As Speaker of the North Carolina Senate, Clark became Governor when John W. Ellis died in office, under the law of the time. He served as the state’s chief executive from July 1861 to September 1862, a crucial period in which North Carolina established itself as a constituent member of the Confederate States and first suffered the hardships of war.

As the leader of the state in that formative period, he mobilized thousands of soldiers for the Southern cause, established the first, and only, Confederate prison in North Carolina, arranged the production of salt for the war effort, created European purchasing connections, and built a successful and important gunpowder mill. The conservative Clark, however, found more success as an administrator than as a political figure. As governor, he was unable to maneuver in the new political world ushered in by the Civil War, and he retired abruptly from public service at the end of his term in September 1862.

In his later years, he served the local Democratic party and returned for one term as a state senator in 1866. Clark died at his home near Tarboro, North Carolina.
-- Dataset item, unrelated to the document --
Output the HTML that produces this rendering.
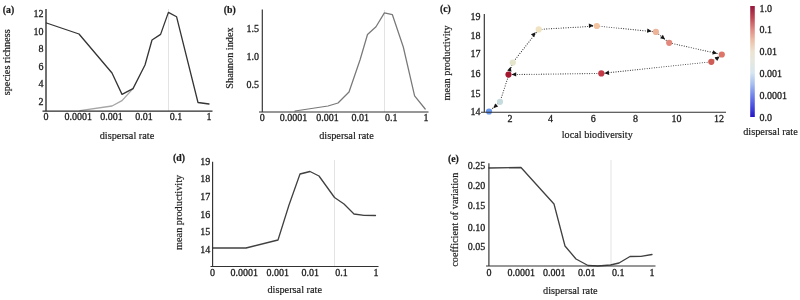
<!DOCTYPE html>
<html><head><meta charset="utf-8"><title>fig</title>
<style>
html,body{margin:0;padding:0;background:#fff;}
body{width:800px;height:300px;overflow:hidden;}
svg{display:block;}
text{font-family:"Liberation Serif",serif;font-size:10px;fill:#1c1c1c;stroke:#1c1c1c;stroke-width:0.28px;}
.pl{font-weight:bold;stroke-width:0.22px;font-size:9.8px;}
.al{font-size:10.3px;stroke-width:0.18px;}
.ax{stroke:#2c2c2c;stroke-width:1.35;fill:none;}
.ax2{stroke:#303030;stroke-width:1.15;fill:none;}
.ln{fill:none;stroke-linejoin:round;stroke-linecap:round;}
.vd{stroke:#dcdcdc;stroke-width:0.8;fill:none;}
.dt{stroke:#3a3a3a;stroke-width:1.15;stroke-dasharray:0.01 2.4;stroke-linecap:round;fill:none;}
</style></head><body>
<svg width="800" height="300" viewBox="0 0 800 300">
<defs>
<linearGradient id="cb" x1="0" y1="0" x2="0" y2="1">
<stop offset="0" stop-color="#96183c"/>
<stop offset="0.11" stop-color="#bf4a56"/>
<stop offset="0.22" stop-color="#e09088"/>
<stop offset="0.31" stop-color="#ecc0a8"/>
<stop offset="0.41" stop-color="#ece4d2"/>
<stop offset="0.5" stop-color="#e6e8e0"/>
<stop offset="0.6" stop-color="#d8e6f0"/>
<stop offset="0.7" stop-color="#a8c0f0"/>
<stop offset="0.8" stop-color="#7488ea"/>
<stop offset="0.9" stop-color="#4a50e0"/>
<stop offset="1" stop-color="#2414c4"/>
</linearGradient>
</defs>
<filter id="bl" x="0" y="0" width="100%" height="100%" filterUnits="userSpaceOnUse"><feGaussianBlur stdDeviation="0.45"/></filter>
<rect width="800" height="300" fill="#fff"/>
<g filter="url(#bl)">
<rect width="800" height="300" fill="#fff"/>

<g id="a">
<text class="pl" x="2.8" y="12.5">(a)</text>
<line class="vd" x1="168.5" y1="9" x2="168.5" y2="111"/>
<polyline class="ln" stroke="#a6a6a6" stroke-width="1.35" points="80,110.6 112,106 122,100.6 133,88.6"/>
<polyline class="ln" stroke="#343434" stroke-width="1.3" points="46.5,23 79,34 112,73 122,94.4 133,88.6 145,65 152,40 160.6,34.4 168.4,12.4 176.6,16.8 198,102.5 209,104"/>
<path class="ax" d="M46,9V111.1M42.5,111.1H212.5"/>
<text x="43.6" y="17.2" text-anchor="end">12</text>
<text x="43.6" y="34.699999999999996" text-anchor="end">10</text>
<text x="43.6" y="52.3" text-anchor="end">8</text>
<text x="43.6" y="69.8" text-anchor="end">6</text>
<text x="43.6" y="87.3" text-anchor="end">4</text>
<text x="43.6" y="104.89999999999999" text-anchor="end">2</text>
<text x="45.9" y="120.3" text-anchor="middle">0</text>
<text x="78.2" y="120.3" text-anchor="middle">0.0001</text>
<text x="111.5" y="120.3" text-anchor="middle">0.001</text>
<text x="144" y="120.3" text-anchor="middle">0.01</text>
<text x="176" y="120.3" text-anchor="middle">0.1</text>
<text x="209" y="120.3" text-anchor="middle">1</text>
<text class="al" transform="translate(10.4,62.3) rotate(-90)" text-anchor="middle">species richness</text>
<text class="al" x="127" y="138.8" text-anchor="middle">dispersal rate</text>
</g>
<g id="b">
<text class="pl" x="223.8" y="12.8">(b)</text>
<line class="vd" x1="384.5" y1="10" x2="384.5" y2="112"/>
<polyline class="ln" stroke="#787878" stroke-width="1.25" points="295,111 328,106 338,103 349,92 360,60 367.5,34.5 376,26.8 384.4,12.9 392.4,14.7 403.3,47 414.6,95.8 425.2,109"/>
<path class="ax2" d="M262.3,9.5V112M259,112H428.5"/>
<text x="259" y="31.5" text-anchor="end">1.5</text>
<text x="259" y="59.8" text-anchor="end">1.0</text>
<text x="259" y="87.8" text-anchor="end">0.5</text>
<text x="262.3" y="121.3" text-anchor="middle">0</text>
<text x="293.5" y="121.3" text-anchor="middle">0.0001</text>
<text x="327.4" y="121.3" text-anchor="middle">0.001</text>
<text x="360.3" y="121.3" text-anchor="middle">0.01</text>
<text x="391.3" y="121.3" text-anchor="middle">0.1</text>
<text x="426" y="121.3" text-anchor="middle">1</text>
<text class="al" transform="translate(232.9,58) rotate(-90)" text-anchor="middle">Shannon index</text>
<text class="al" x="346.5" y="138.6" text-anchor="middle">dispersal rate</text>
</g>
<g id="c">
<text class="pl" x="440" y="12">(c)</text>
<polyline class="dt" points="489,111.5 500,101.8 512.8,62.6 538.7,29.4 596.8,26 655.9,31.9 669.2,42.8 721.8,54.5 711.3,61.8 601.3,73.4 508.5,74.6"/>
<polygon fill="#141414" transform="translate(495,106.6) rotate(136)" points="2.30,0 -2.30,2.20 -2.30,-2.20"/>
<polygon fill="#141414" transform="translate(510,69) rotate(-73)" points="2.30,0 -2.30,2.20 -2.30,-2.20"/>
<polygon fill="#141414" transform="translate(534.1,34) rotate(-50)" points="2.30,0 -2.30,2.20 -2.30,-2.20"/>
<polygon fill="#141414" transform="translate(591.2,25.6) rotate(-3)" points="2.30,0 -2.30,2.20 -2.30,-2.20"/>
<polygon fill="#141414" transform="translate(649.5,30.9) rotate(6)" points="2.30,0 -2.30,2.20 -2.30,-2.20"/>
<polygon fill="#141414" transform="translate(663.3,38) rotate(39)" points="2.30,0 -2.30,2.20 -2.30,-2.20"/>
<polygon fill="#141414" transform="translate(715,52.9) rotate(12.5)" points="2.30,0 -2.30,2.20 -2.30,-2.20"/>
<polygon fill="#141414" transform="translate(717.8,57.8) rotate(-35)" points="2.30,0 -2.30,2.20 -2.30,-2.20"/>
<polygon fill="#141414" transform="translate(606.7,73) rotate(174)" points="2.30,0 -2.30,2.20 -2.30,-2.20"/>
<polygon fill="#141414" transform="translate(513.9,74.4) rotate(179)" points="2.30,0 -2.30,2.20 -2.30,-2.20"/>
<circle cx="489" cy="111.5" r="3.1" fill="#6696ee"/>
<circle cx="500" cy="101.8" r="3.1" fill="#c6dbdd"/>
<circle cx="512.8" cy="62.6" r="3.1" fill="#e5e5cc"/>
<circle cx="538.7" cy="29.4" r="3.1" fill="#efe3c2"/>
<circle cx="596.8" cy="26" r="3.1" fill="#f2c39e"/>
<circle cx="655.9" cy="31.9" r="3.1" fill="#edb398"/>
<circle cx="669.2" cy="42.8" r="3.1" fill="#e1897c"/>
<circle cx="721.8" cy="54.5" r="3.1" fill="#dd7469"/>
<circle cx="711.3" cy="61.8" r="3.1" fill="#cf5b55"/>
<circle cx="601.3" cy="73.4" r="3.1" fill="#c23a46"/>
<circle cx="508.5" cy="74.6" r="3.1" fill="#a3172d"/>
<path class="ax2" d="M484.3,14V112.2M481,112.2H726"/>
<text x="480.4" y="20.3" text-anchor="end">19</text>
<text x="480.4" y="38.8" text-anchor="end">18</text>
<text x="480.4" y="57.3" text-anchor="end">17</text>
<text x="480.4" y="77.3" text-anchor="end">16</text>
<text x="480.4" y="96.6" text-anchor="end">15</text>
<text x="480.4" y="115.3" text-anchor="end">14</text>
<text x="510" y="121.6" text-anchor="middle">2</text>
<text x="550.6" y="121.6" text-anchor="middle">4</text>
<text x="593.3" y="121.6" text-anchor="middle">6</text>
<text x="635.5" y="121.6" text-anchor="middle">8</text>
<text x="676.5" y="121.6" text-anchor="middle">10</text>
<text x="719" y="121.6" text-anchor="middle">12</text>
<text class="al" transform="translate(450.2,63) rotate(-90)" text-anchor="middle">mean productivity</text>
<text class="al" style="font-size:10.2px" x="597.3" y="138.1" text-anchor="middle">local biodiversity</text>
<rect x="750.2" y="6" width="4.6" height="111" fill="url(#cb)"/>
<text x="759.4" y="11.6">1.0</text>
<text x="759.4" y="33.2">0.1</text>
<text x="759.4" y="54.6">0.01</text>
<text x="759.4" y="76.6">0.001</text>
<text x="759.4" y="98.6">0.0001</text>
<text x="759.4" y="120.6">0.0</text>
<text class="al" x="770.5" y="135.2" text-anchor="middle">dispersal rate</text>
</g>
<g id="d">
<text class="pl" x="173" y="160.6">(d)</text>
<line class="vd" x1="334.5" y1="160" x2="334.5" y2="266"/>
<polyline class="ln" stroke="#404040" stroke-width="1.3" points="212.5,248 246,248 278,240 289,205 300,174 310,171.5 319,176 334.5,197.5 344,204 354,214 364,215.3 375.5,215.5"/>
<path class="ax2" d="M212.6,161.8V266.5M210.5,266.5H378.5"/>
<text x="210.3" y="165.3" text-anchor="end">19</text>
<text x="210.3" y="182.3" text-anchor="end">18</text>
<text x="210.3" y="199.8" text-anchor="end">17</text>
<text x="210.3" y="217.8" text-anchor="end">16</text>
<text x="210.3" y="234.9" text-anchor="end">15</text>
<text x="210.3" y="252.8" text-anchor="end">14</text>
<text x="212.5" y="276" text-anchor="middle">0</text>
<text x="244.2" y="276" text-anchor="middle">0.0001</text>
<text x="277.7" y="276" text-anchor="middle">0.001</text>
<text x="310.2" y="276" text-anchor="middle">0.01</text>
<text x="341.5" y="276" text-anchor="middle">0.1</text>
<text x="376" y="276" text-anchor="middle">1</text>
<text class="al" transform="translate(181.6,212.4) rotate(-90)" text-anchor="middle">mean productivity</text>
<text class="al" x="294.7" y="293.4" text-anchor="middle">dispersal rate</text>
</g>
<g id="e">
<text class="pl" x="448" y="162">(e)</text>
<line class="vd" x1="611" y1="160" x2="611" y2="266"/>
<polyline class="ln" stroke="#404040" stroke-width="1.3" points="488.9,168 521,167.5 554,204 565,246 576,259 588,265.5 598,266 610.5,265 619,263 630,256.5 641,256.3 652,254.5"/>
<path class="ax2" d="M488.9,163.3V266M486,266H655.5"/>
<text x="485.3" y="168.5" text-anchor="end">0.25</text>
<text x="485.3" y="189.10000000000002" text-anchor="end">0.20</text>
<text x="485.3" y="209.3" text-anchor="end">0.15</text>
<text x="485.3" y="230.60000000000002" text-anchor="end">0.10</text>
<text x="485.3" y="250.20000000000002" text-anchor="end">0.05</text>
<text x="489" y="276" text-anchor="middle">0</text>
<text x="521.2" y="276" text-anchor="middle">0.0001</text>
<text x="554.2" y="276" text-anchor="middle">0.001</text>
<text x="586.8" y="276" text-anchor="middle">0.01</text>
<text x="618.3" y="276" text-anchor="middle">0.1</text>
<text x="652" y="276" text-anchor="middle">1</text>
<text class="al" transform="translate(457.5,219.7) rotate(-90)" text-anchor="middle">coefficient of variation</text>
<text class="al" x="570.3" y="293.5" text-anchor="middle">dispersal rate</text>
</g>
</g></svg></body></html>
Henry Toole Clark, governor of North Carolina, was born near Tarboro, NC on February 7, 1808. His education was attained at the George Phillips School, at the Louisburg Academy, and at the University of North Carolina, where he earned an undergraduate degree in 1826 and an A.M. degree in 1832. He went on to study law, however he never practiced. Clark first entered politics as Court Clerk, a position he won election to in 1840. He also served as a member of the NC Senate from 1850 to 1861, as well as serving as Senate Speaker from 1858 to 1861. On July 7, 1861 Governor John Willis Ellis died in office, and Clark, who was Senate Speaker at the time, assumed the duties of the governorship. During his tenure, the Civil War had started, and volunteers, arms, and provisions were raised for the war effort. Also, a confederate prison was organized; and a gunpowder mill was established. After leaving the governorship, Clark served again in the NC Senate, an office held from 1866 to 1867. Henry T. Clark passed away on April 14, 1874, and was buried in the Calvary Episcopal Cemetery in Tarboro, North Carolina.